## What this task involves:
Quote every line as written. Omit pictures.

>> BEGIN

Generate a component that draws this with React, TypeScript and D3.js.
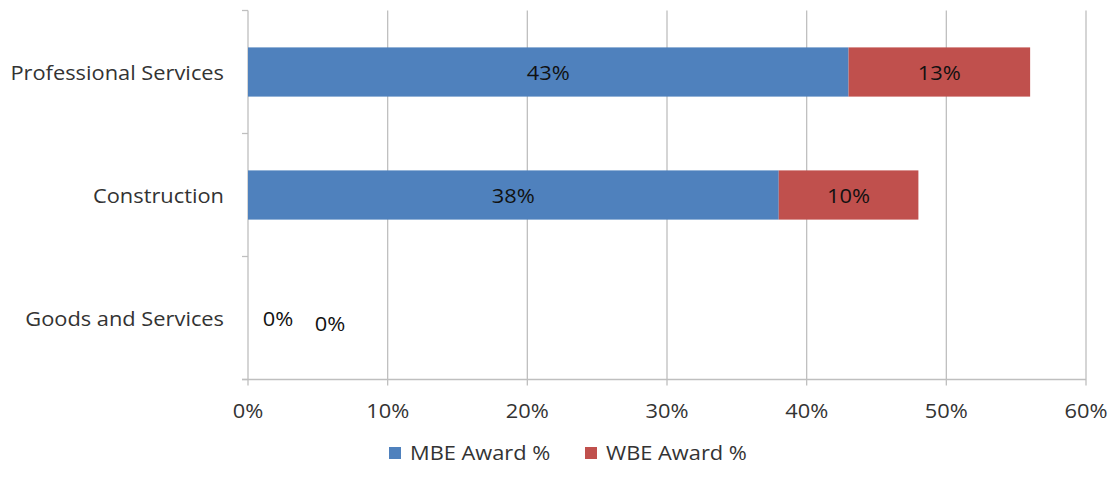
import React, { useEffect, useRef } from 'react';
import * as d3 from 'd3';

const categories = ['Professional Services', 'Construction', 'Goods and Services'];
const mbeValues = [0.43, 0.38, 0];
const wbeValues = [0.13, 0.10, 0];
const seriesNames = ['MBE Award %', 'WBE Award %'];
const xTicks = [0, 0.1, 0.2, 0.3, 0.4, 0.5, 0.6];

const colors = ['#4F81BD', '#C0504D'];
const font = '"Open Sans", "Noto Sans", sans-serif';
const fontSize = 19.5;
const stretch = 1.12; // the reference is a little wider than tall

const App = () => {
    const svgRef = useRef<SVGSVGElement>(null);

    useEffect(() => {
        const root = d3.select(svgRef.current);
        root.selectAll('*').remove();

        const width = 1112;
        const height = 480;
        const left = 248, right = 1086, top = 10.5, bottom = 379.5;

        root.attr('width', width).attr('height', height);

        const x = d3.scaleLinear().domain([0, 0.6]).range([left, right]);
        const y = d3.scaleBand()
            .domain(categories)
            .range([top, bottom])
            .paddingInner(0.6)
            .paddingOuter(0.3);

        const gridColor = '#BFBFBF';

        // helper for stretched text
        const addText = (sel: any, px: (d: any, i: number) => number, py: (d: any, i: number) => number) =>
            sel.append('text')
                .attr('transform', (d: any, i: number) => `translate(${px(d, i)},${py(d, i) + 1.5}) scale(${stretch},1)`)
                .attr('dy', '0.35em')
                .attr('font-family', font)
                .attr('font-size', fontSize);

        // vertical gridlines
        root.append('g')
            .selectAll('line')
            .data(xTicks.slice(1))
            .enter()
            .append('line')
            .attr('x1', d => x(d))
            .attr('x2', d => x(d))
            .attr('y1', top)
            .attr('y2', bottom + 6)
            .attr('stroke', gridColor)
            .attr('stroke-width', 1.3);

        // category axis
        root.append('line')
            .attr('x1', left).attr('x2', left)
            .attr('y1', top).attr('y2', bottom)
            .attr('stroke', gridColor).attr('stroke-width', 1.3);

        const step = y.step();
        const bounds = d3.range(categories.length + 1).map(i => top + i * step);
        root.append('g')
            .selectAll('line')
            .data(bounds)
            .enter()
            .append('line')
            .attr('x1', left - 6).attr('x2', left)
            .attr('y1', d => d).attr('y2', d => d)
            .attr('stroke', gridColor).attr('stroke-width', 1.3);

        // value axis
        root.append('line')
            .attr('x1', left - 6).attr('x2', right)
            .attr('y1', bottom).attr('y2', bottom)
            .attr('stroke', gridColor).attr('stroke-width', 1.3);
        root.append('line')
            .attr('x1', left).attr('x2', left)
            .attr('y1', bottom).attr('y2', bottom + 6)
            .attr('stroke', gridColor).attr('stroke-width', 1.3);

        addText(root.append('g').selectAll('text').data(xTicks).enter(),
            d => x(d), () => bottom + 30)
            .attr('text-anchor', 'middle')
            .attr('fill', '#333')
            .text((d: number) => d3.format('.0%')(d));

        addText(root.append('g').selectAll('text').data(categories).enter(),
            () => left - 24, d => (y(d) as number) + y.bandwidth() / 2)
            .attr('text-anchor', 'end')
            .attr('fill', '#333')
            .text((d: string) => d);

        // stacked bars
        const rows = categories.map((c, i) => ({ c, m: mbeValues[i], w: wbeValues[i] }));
        const segs = rows.flatMap(r => [
            { c: r.c, s: 0, x0: 0, x1: r.m, v: r.m },
            { c: r.c, s: 1, x0: r.m, x1: r.m + r.w, v: r.w },
        ]);

        root.append('g')
            .selectAll('rect')
            .data(segs.filter(d => d.v > 0))
            .enter()
            .append('rect')
            .attr('x', d => x(d.x0))
            .attr('y', d => y(d.c) as number)
            .attr('width', d => x(d.x1) - x(d.x0))
            .attr('height', y.bandwidth())
            .attr('fill', d => colors[d.s]);

        // data labels (zero labels are pushed aside like Excel does)
        addText(root.append('g').selectAll('text').data(segs).enter(),
            d => d.v > 0 ? (x(d.x0) + x(d.x1)) / 2 : x(d.x0) + 30 + d.s * 52,
            d => (y(d.c) as number) + y.bandwidth() / 2 + (d.v > 0 ? 0 : d.s * 5))
            .attr('text-anchor', 'middle')
            .attr('fill', '#111')
            .text((d: any) => d3.format('.0%')(d.v));

        // legend
        const legendX = [389, 585];
        const legend = root.append('g')
            .selectAll('g')
            .data(seriesNames)
            .enter()
            .append('g')
            .attr('transform', (d, i) => `translate(${legendX[i]},453)`);
        legend.append('rect')
            .attr('x', 0).attr('y', -6)
            .attr('width', 12).attr('height', 12)
            .attr('fill', (d, i) => colors[i]);
        addText(legend, () => 21, () => -1)
            .attr('fill', '#333')
            .text((d: string) => d);
    }, []);

    return (
        <svg ref={svgRef} style={{ display: 'block', position: 'absolute', left: 0, top: 0 }}></svg>
    );
};

export default App;
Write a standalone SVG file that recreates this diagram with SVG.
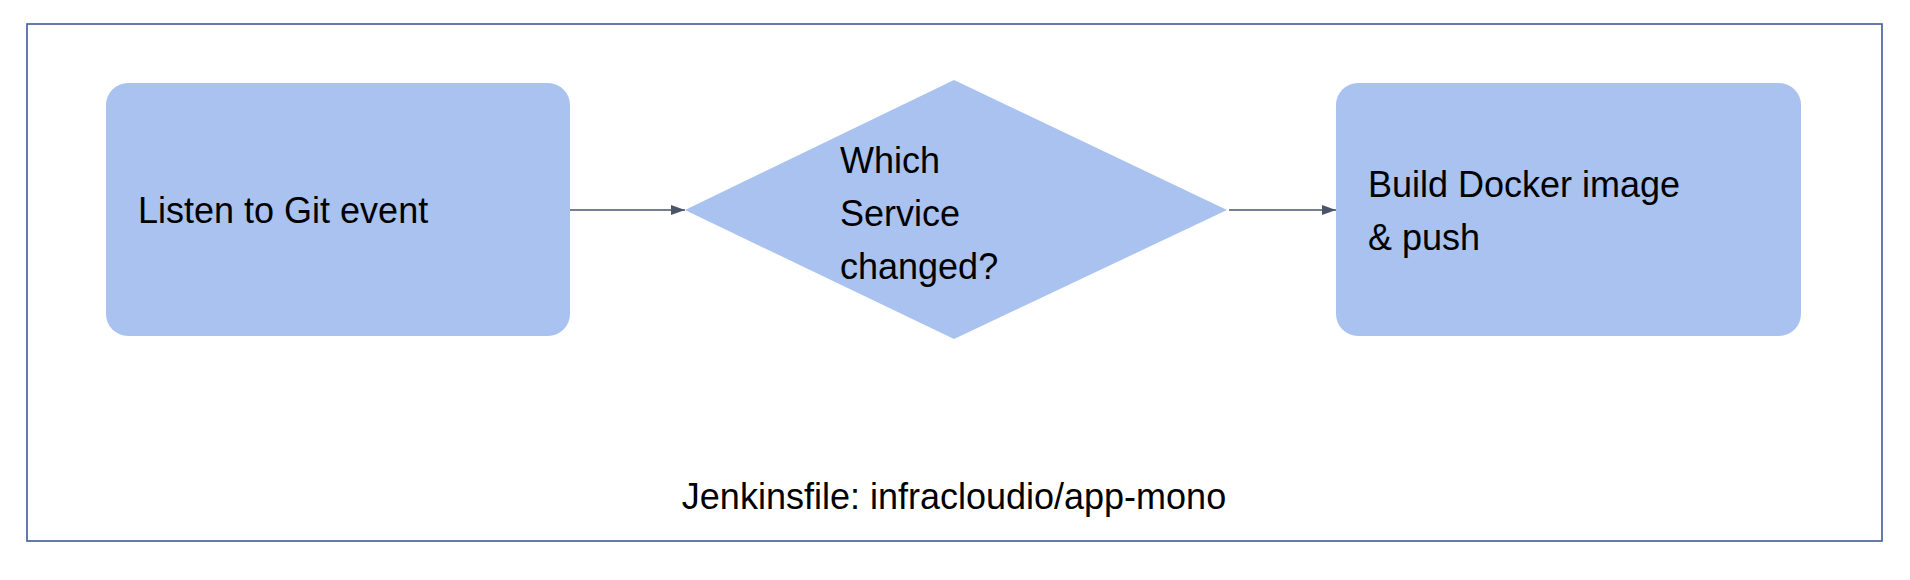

>> END

## Expected output:
Generate a component that draws this with React, TypeScript and D3.js.
import React, { useEffect, useRef } from 'react';
import * as d3 from 'd3';

const categories = ['Professional Services', 'Construction', 'Goods and Services'];
const mbeValues = [0.43, 0.38, 0];
const wbeValues = [0.13, 0.10, 0];
const seriesNames = ['MBE Award %', 'WBE Award %'];
const xTicks = [0, 0.1, 0.2, 0.3, 0.4, 0.5, 0.6];

const colors = ['#4F81BD', '#C0504D'];
const font = '"Open Sans", "Noto Sans", sans-serif';
const fontSize = 19.5;
const stretch = 1.12; // the reference is a little wider than tall

const App = () => {
    const svgRef = useRef<SVGSVGElement>(null);

    useEffect(() => {
        const root = d3.select(svgRef.current);
        root.selectAll('*').remove();

        const width = 1112;
        const height = 480;
        const left = 248, right = 1086, top = 10.5, bottom = 379.5;

        root.attr('width', width).attr('height', height);

        const x = d3.scaleLinear().domain([0, 0.6]).range([left, right]);
        const y = d3.scaleBand()
            .domain(categories)
            .range([top, bottom])
            .paddingInner(0.6)
            .paddingOuter(0.3);

        const gridColor = '#BFBFBF';

        // helper for stretched text
        const addText = (sel: any, px: (d: any, i: number) => number, py: (d: any, i: number) => number) =>
            sel.append('text')
                .attr('transform', (d: any, i: number) => `translate(${px(d, i)},${py(d, i) + 1.5}) scale(${stretch},1)`)
                .attr('dy', '0.35em')
                .attr('font-family', font)
                .attr('font-size', fontSize);

        // vertical gridlines
        root.append('g')
            .selectAll('line')
            .data(xTicks.slice(1))
            .enter()
            .append('line')
            .attr('x1', d => x(d))
            .attr('x2', d => x(d))
            .attr('y1', top)
            .attr('y2', bottom + 6)
            .attr('stroke', gridColor)
            .attr('stroke-width', 1.3);

        // category axis
        root.append('line')
            .attr('x1', left).attr('x2', left)
            .attr('y1', top).attr('y2', bottom)
            .attr('stroke', gridColor).attr('stroke-width', 1.3);

        const step = y.step();
        const bounds = d3.range(categories.length + 1).map(i => top + i * step);
        root.append('g')
            .selectAll('line')
            .data(bounds)
            .enter()
            .append('line')
            .attr('x1', left - 6).attr('x2', left)
            .attr('y1', d => d).attr('y2', d => d)
            .attr('stroke', gridColor).attr('stroke-width', 1.3);

        // value axis
        root.append('line')
            .attr('x1', left - 6).attr('x2', right)
            .attr('y1', bottom).attr('y2', bottom)
            .attr('stroke', gridColor).attr('stroke-width', 1.3);
        root.append('line')
            .attr('x1', left).attr('x2', left)
            .attr('y1', bottom).attr('y2', bottom + 6)
            .attr('stroke', gridColor).attr('stroke-width', 1.3);

        addText(root.append('g').selectAll('text').data(xTicks).enter(),
            d => x(d), () => bottom + 30)
            .attr('text-anchor', 'middle')
            .attr('fill', '#333')
            .text((d: number) => d3.format('.0%')(d));

        addText(root.append('g').selectAll('text').data(categories).enter(),
            () => left - 24, d => (y(d) as number) + y.bandwidth() / 2)
            .attr('text-anchor', 'end')
            .attr('fill', '#333')
            .text((d: string) => d);

        // stacked bars
        const rows = categories.map((c, i) => ({ c, m: mbeValues[i], w: wbeValues[i] }));
        const segs = rows.flatMap(r => [
            { c: r.c, s: 0, x0: 0, x1: r.m, v: r.m },
            { c: r.c, s: 1, x0: r.m, x1: r.m + r.w, v: r.w },
        ]);

        root.append('g')
            .selectAll('rect')
            .data(segs.filter(d => d.v > 0))
            .enter()
            .append('rect')
            .attr('x', d => x(d.x0))
            .attr('y', d => y(d.c) as number)
            .attr('width', d => x(d.x1) - x(d.x0))
            .attr('height', y.bandwidth())
            .attr('fill', d => colors[d.s]);

        // data labels (zero labels are pushed aside like Excel does)
        addText(root.append('g').selectAll('text').data(segs).enter(),
            d => d.v > 0 ? (x(d.x0) + x(d.x1)) / 2 : x(d.x0) + 30 + d.s * 52,
            d => (y(d.c) as number) + y.bandwidth() / 2 + (d.v > 0 ? 0 : d.s * 5))
            .attr('text-anchor', 'middle')
            .attr('fill', '#111')
            .text((d: any) => d3.format('.0%')(d.v));

        // legend
        const legendX = [389, 585];
        const legend = root.append('g')
            .selectAll('g')
            .data(seriesNames)
            .enter()
            .append('g')
            .attr('transform', (d, i) => `translate(${legendX[i]},453)`);
        legend.append('rect')
            .attr('x', 0).attr('y', -6)
            .attr('width', 12).attr('height', 12)
            .attr('fill', (d, i) => colors[i]);
        addText(legend, () => 21, () => -1)
            .attr('fill', '#333')
            .text((d: string) => d);
    }, []);

    return (
        <svg ref={svgRef} style={{ display: 'block', position: 'absolute', left: 0, top: 0 }}></svg>
    );
};

export default App;
Write a standalone SVG file that recreates this diagram with SVG.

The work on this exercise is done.